[THE PROBLEM]
Reproduce the listing that follows with no differences at all.

[DATA SECTION]

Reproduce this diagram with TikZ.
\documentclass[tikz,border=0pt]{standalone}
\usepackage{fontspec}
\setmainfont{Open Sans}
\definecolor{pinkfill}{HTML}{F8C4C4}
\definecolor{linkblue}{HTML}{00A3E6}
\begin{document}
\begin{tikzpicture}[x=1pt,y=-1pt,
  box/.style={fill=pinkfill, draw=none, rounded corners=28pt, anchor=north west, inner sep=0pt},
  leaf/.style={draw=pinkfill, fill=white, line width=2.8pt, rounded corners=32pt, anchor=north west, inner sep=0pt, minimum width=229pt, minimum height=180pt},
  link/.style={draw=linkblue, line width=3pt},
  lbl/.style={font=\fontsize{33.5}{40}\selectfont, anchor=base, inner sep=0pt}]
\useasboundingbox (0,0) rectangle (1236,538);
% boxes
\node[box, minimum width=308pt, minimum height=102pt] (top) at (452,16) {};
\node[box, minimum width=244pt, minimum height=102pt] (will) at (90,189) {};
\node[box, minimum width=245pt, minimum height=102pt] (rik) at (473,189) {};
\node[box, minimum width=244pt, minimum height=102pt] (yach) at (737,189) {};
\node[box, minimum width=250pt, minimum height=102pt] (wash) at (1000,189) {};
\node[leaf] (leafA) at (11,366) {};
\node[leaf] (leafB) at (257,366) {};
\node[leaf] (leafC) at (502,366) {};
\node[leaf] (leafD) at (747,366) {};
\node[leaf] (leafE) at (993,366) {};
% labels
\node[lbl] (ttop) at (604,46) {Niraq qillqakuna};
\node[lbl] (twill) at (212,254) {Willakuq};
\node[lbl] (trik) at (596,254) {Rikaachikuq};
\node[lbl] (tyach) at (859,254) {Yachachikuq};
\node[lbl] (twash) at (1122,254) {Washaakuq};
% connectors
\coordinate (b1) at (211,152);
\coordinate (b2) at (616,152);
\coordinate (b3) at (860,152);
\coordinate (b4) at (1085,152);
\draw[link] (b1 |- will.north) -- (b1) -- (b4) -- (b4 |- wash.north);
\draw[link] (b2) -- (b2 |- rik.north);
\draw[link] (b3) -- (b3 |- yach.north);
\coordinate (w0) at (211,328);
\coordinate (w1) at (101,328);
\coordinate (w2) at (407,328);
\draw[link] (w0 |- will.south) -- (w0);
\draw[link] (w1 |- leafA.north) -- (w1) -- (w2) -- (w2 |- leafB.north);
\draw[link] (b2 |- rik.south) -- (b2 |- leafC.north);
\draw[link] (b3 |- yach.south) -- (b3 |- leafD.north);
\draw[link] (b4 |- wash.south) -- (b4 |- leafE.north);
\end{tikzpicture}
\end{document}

[SOLUTION TO THE PROBLEM]
Reproduce this diagram with TikZ.
\documentclass[tikz,border=0pt]{standalone}
\usepackage{fontspec}
\setmainfont{Open Sans}
\definecolor{pinkfill}{HTML}{F8C4C4}
\definecolor{linkblue}{HTML}{00A3E6}
\begin{document}
\begin{tikzpicture}[x=1pt,y=-1pt,
  box/.style={fill=pinkfill, draw=none, rounded corners=28pt, anchor=north west, inner sep=0pt},
  leaf/.style={draw=pinkfill, fill=white, line width=2.8pt, rounded corners=32pt, anchor=north west, inner sep=0pt, minimum width=229pt, minimum height=180pt},
  link/.style={draw=linkblue, line width=3pt},
  lbl/.style={font=\fontsize{33.5}{40}\selectfont, anchor=base, inner sep=0pt}]
\useasboundingbox (0,0) rectangle (1236,538);
% boxes
\node[box, minimum width=308pt, minimum height=102pt] (top) at (452,16) {};
\node[box, minimum width=244pt, minimum height=102pt] (will) at (90,189) {};
\node[box, minimum width=245pt, minimum height=102pt] (rik) at (473,189) {};
\node[box, minimum width=244pt, minimum height=102pt] (yach) at (737,189) {};
\node[box, minimum width=250pt, minimum height=102pt] (wash) at (1000,189) {};
\node[leaf] (leafA) at (11,366) {};
\node[leaf] (leafB) at (257,366) {};
\node[leaf] (leafC) at (502,366) {};
\node[leaf] (leafD) at (747,366) {};
\node[leaf] (leafE) at (993,366) {};
% labels
\node[lbl] (ttop) at (604,46) {Niraq qillqakuna};
\node[lbl] (twill) at (212,254) {Willakuq};
\node[lbl] (trik) at (596,254) {Rikaachikuq};
\node[lbl] (tyach) at (859,254) {Yachachikuq};
\node[lbl] (twash) at (1122,254) {Washaakuq};
% connectors
\coordinate (b1) at (211,152);
\coordinate (b2) at (616,152);
\coordinate (b3) at (860,152);
\coordinate (b4) at (1085,152);
\draw[link] (b1 |- will.north) -- (b1) -- (b4) -- (b4 |- wash.north);
\draw[link] (b2) -- (b2 |- rik.north);
\draw[link] (b3) -- (b3 |- yach.north);
\coordinate (w0) at (211,328);
\coordinate (w1) at (101,328);
\coordinate (w2) at (407,328);
\draw[link] (w0 |- will.south) -- (w0);
\draw[link] (w1 |- leafA.north) -- (w1) -- (w2) -- (w2 |- leafB.north);
\draw[link] (b2 |- rik.south) -- (b2 |- leafC.north);
\draw[link] (b3 |- yach.south) -- (b3 |- leafD.north);
\draw[link] (b4 |- wash.south) -- (b4 |- leafE.north);
\end{tikzpicture}
\end{document}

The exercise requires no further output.